Directions for this task. Retype every line from the top of the entries down to the one with "const t2_2023 = [120.59, 72.62, 18.74, 10.76, 42.37];", both included, and skip the pictures.

Listed records.
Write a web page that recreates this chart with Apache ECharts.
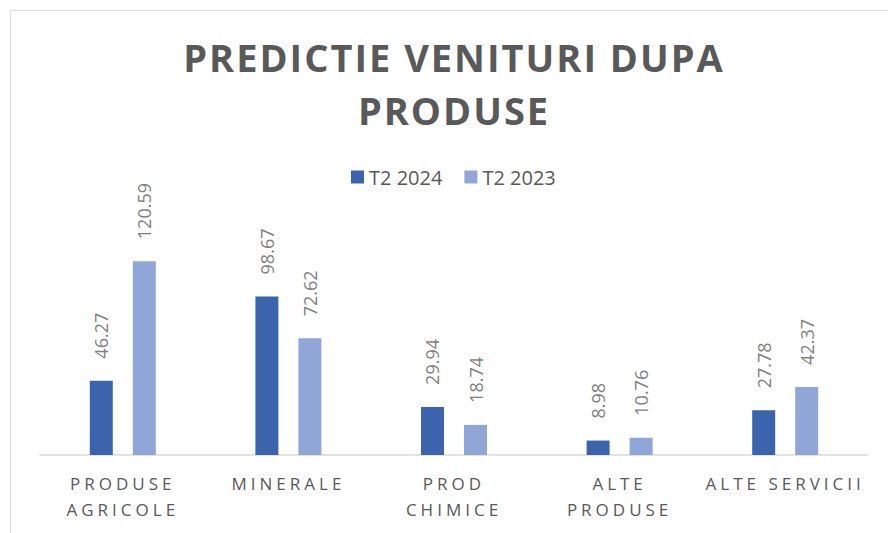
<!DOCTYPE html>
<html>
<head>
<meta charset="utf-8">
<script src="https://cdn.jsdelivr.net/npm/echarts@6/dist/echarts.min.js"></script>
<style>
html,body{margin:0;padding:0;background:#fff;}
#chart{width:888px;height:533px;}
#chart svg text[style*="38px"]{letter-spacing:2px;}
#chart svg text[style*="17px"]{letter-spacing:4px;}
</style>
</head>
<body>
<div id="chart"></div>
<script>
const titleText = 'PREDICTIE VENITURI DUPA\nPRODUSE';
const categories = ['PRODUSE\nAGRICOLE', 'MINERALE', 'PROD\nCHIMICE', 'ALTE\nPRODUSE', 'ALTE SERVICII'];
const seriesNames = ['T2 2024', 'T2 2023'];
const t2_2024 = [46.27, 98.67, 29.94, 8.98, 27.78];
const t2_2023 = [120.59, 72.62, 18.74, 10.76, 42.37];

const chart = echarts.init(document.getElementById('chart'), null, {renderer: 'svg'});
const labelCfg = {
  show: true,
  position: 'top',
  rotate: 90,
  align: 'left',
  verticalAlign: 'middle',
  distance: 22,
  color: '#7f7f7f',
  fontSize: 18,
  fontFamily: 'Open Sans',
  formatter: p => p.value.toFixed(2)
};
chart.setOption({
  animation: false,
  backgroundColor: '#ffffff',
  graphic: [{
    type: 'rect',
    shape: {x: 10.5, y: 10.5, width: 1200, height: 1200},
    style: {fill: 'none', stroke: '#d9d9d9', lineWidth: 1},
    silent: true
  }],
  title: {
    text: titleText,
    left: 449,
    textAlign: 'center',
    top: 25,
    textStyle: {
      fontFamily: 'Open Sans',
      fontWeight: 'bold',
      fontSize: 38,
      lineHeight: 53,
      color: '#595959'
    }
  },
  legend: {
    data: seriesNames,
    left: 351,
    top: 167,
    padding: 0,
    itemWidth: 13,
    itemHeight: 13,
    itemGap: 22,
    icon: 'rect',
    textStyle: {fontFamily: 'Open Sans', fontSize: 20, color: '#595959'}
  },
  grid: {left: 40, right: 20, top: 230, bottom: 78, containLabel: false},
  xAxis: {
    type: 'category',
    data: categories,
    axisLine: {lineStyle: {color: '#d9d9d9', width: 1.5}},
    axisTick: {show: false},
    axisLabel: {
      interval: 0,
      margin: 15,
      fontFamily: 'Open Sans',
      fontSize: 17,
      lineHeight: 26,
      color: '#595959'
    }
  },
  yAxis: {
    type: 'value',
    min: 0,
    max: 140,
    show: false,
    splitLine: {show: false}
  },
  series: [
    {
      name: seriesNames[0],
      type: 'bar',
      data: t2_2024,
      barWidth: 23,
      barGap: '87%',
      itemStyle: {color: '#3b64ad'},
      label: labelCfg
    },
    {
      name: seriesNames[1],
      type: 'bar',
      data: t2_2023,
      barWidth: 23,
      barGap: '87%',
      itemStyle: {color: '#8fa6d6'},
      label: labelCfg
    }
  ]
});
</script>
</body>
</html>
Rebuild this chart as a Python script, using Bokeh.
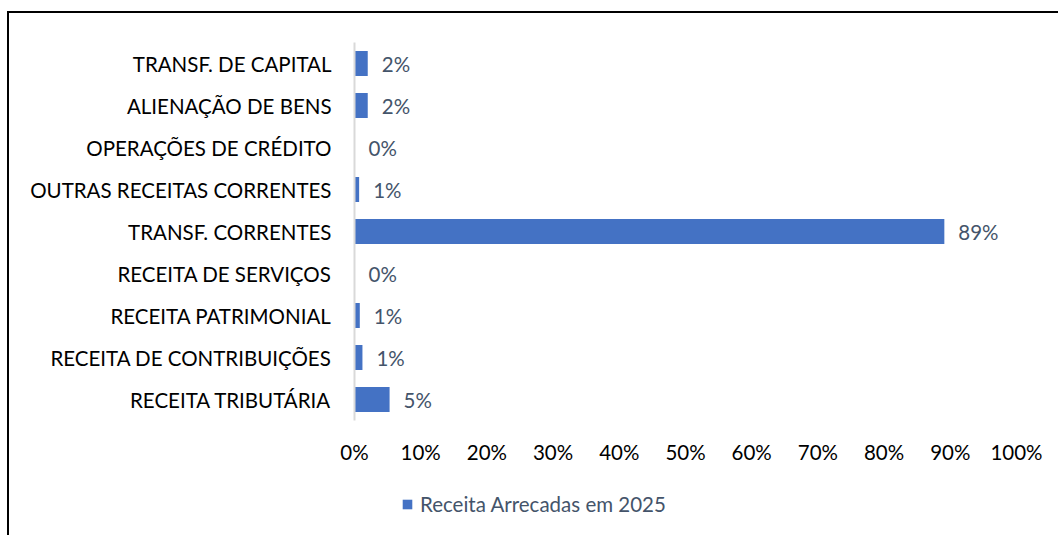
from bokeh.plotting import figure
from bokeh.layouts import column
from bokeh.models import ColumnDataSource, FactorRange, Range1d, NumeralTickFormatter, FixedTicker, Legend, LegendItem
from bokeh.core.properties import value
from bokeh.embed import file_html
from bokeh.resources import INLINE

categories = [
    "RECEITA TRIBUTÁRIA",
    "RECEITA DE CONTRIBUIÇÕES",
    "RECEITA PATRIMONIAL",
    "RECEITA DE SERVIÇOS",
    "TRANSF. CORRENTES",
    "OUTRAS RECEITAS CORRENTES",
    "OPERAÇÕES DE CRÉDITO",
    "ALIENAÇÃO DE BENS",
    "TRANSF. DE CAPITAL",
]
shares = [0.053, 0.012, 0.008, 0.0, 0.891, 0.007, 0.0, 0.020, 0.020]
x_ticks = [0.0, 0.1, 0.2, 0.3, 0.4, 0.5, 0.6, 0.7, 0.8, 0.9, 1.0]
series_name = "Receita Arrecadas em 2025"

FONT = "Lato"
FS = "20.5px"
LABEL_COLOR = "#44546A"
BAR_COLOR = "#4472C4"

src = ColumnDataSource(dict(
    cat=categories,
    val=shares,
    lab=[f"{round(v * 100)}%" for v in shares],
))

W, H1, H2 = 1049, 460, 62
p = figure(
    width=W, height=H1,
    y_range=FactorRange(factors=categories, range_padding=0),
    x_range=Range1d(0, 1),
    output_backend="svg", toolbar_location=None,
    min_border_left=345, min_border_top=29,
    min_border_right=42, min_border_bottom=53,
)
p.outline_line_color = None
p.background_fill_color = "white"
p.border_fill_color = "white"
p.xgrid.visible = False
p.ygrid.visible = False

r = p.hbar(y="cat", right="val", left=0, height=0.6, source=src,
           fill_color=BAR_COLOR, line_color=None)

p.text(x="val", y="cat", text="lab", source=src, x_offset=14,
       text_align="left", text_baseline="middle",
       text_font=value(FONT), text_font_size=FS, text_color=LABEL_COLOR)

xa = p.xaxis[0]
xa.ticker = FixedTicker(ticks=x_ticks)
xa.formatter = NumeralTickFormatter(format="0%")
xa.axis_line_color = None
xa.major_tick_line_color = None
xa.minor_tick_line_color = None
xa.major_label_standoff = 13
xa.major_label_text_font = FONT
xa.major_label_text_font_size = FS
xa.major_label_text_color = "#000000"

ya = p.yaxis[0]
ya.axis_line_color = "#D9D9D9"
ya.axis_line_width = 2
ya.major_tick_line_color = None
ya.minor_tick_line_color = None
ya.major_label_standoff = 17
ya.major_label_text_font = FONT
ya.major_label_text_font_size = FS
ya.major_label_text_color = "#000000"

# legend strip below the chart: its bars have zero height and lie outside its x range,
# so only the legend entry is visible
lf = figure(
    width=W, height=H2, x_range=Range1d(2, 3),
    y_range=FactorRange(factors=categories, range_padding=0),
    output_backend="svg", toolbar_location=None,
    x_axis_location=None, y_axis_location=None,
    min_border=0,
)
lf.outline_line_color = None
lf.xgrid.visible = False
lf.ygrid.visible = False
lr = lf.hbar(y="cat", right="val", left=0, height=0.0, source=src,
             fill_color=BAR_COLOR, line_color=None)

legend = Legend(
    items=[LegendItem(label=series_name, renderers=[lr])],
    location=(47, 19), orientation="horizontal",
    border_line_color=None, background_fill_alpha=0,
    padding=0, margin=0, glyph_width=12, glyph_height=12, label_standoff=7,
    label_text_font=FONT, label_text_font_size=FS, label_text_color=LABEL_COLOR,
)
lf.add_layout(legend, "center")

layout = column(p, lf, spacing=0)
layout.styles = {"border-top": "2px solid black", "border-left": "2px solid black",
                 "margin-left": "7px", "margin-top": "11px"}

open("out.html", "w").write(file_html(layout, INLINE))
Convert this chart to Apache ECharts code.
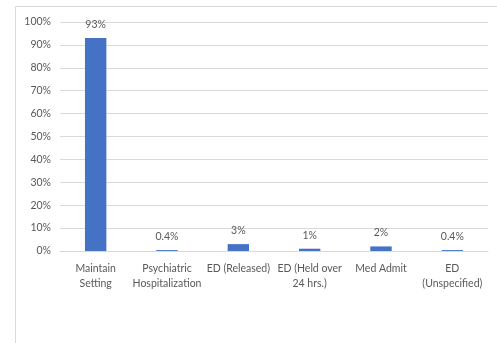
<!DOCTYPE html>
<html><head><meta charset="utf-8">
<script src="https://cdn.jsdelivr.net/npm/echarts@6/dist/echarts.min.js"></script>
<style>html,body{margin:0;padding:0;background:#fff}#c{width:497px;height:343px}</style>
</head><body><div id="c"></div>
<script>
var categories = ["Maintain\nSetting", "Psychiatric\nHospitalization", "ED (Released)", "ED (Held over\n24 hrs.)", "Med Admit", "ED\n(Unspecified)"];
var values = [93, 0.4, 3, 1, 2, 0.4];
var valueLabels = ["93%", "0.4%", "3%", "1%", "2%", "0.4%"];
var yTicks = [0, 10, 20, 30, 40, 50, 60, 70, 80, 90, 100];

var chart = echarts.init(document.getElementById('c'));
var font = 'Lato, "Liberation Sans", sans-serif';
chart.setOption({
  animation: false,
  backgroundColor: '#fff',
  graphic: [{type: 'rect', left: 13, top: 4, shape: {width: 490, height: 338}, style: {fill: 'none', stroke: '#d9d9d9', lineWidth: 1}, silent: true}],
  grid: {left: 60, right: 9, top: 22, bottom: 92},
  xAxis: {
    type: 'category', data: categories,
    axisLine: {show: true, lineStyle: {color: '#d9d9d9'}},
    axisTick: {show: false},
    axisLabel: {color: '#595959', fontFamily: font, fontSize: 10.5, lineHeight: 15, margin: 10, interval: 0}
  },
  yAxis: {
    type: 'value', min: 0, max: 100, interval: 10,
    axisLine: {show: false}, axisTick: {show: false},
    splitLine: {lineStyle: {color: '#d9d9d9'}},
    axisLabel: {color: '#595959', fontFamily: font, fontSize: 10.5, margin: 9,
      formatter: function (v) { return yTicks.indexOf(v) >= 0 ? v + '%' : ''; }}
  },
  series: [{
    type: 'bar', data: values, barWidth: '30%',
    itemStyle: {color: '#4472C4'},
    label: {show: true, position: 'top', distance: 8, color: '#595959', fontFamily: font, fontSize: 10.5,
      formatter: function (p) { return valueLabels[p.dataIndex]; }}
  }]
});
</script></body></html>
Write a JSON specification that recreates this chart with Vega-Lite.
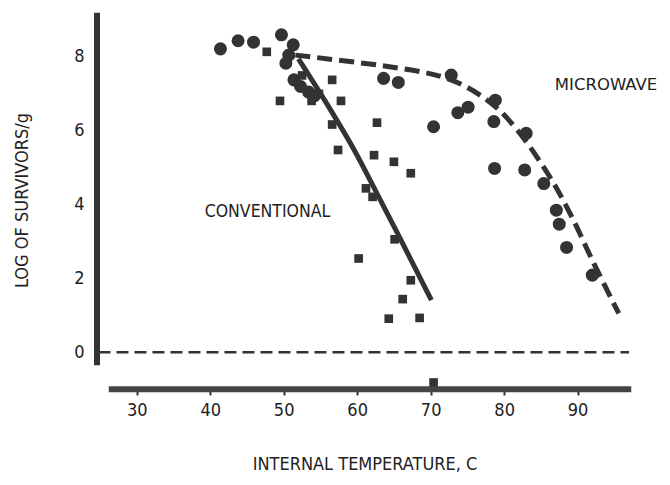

Result.
Write a web page that recreates this chart with Apache ECharts.
<!DOCTYPE html>
<html>
<head>
<meta charset="utf-8">
<script src="https://cdn.jsdelivr.net/npm/echarts@6/dist/echarts.min.js"></script>
<style>
html,body{margin:0;padding:0;background:#fff;}
#chart{width:888px;height:533px;}
#chart svg text[style*="38px"]{letter-spacing:2px;}
#chart svg text[style*="17px"]{letter-spacing:4px;}
</style>
</head>
<body>
<div id="chart"></div>
<script>
const titleText = 'PREDICTIE VENITURI DUPA\nPRODUSE';
const categories = ['PRODUSE\nAGRICOLE', 'MINERALE', 'PROD\nCHIMICE', 'ALTE\nPRODUSE', 'ALTE SERVICII'];
const seriesNames = ['T2 2024', 'T2 2023'];
const t2_2024 = [46.27, 98.67, 29.94, 8.98, 27.78];
const t2_2023 = [120.59, 72.62, 18.74, 10.76, 42.37];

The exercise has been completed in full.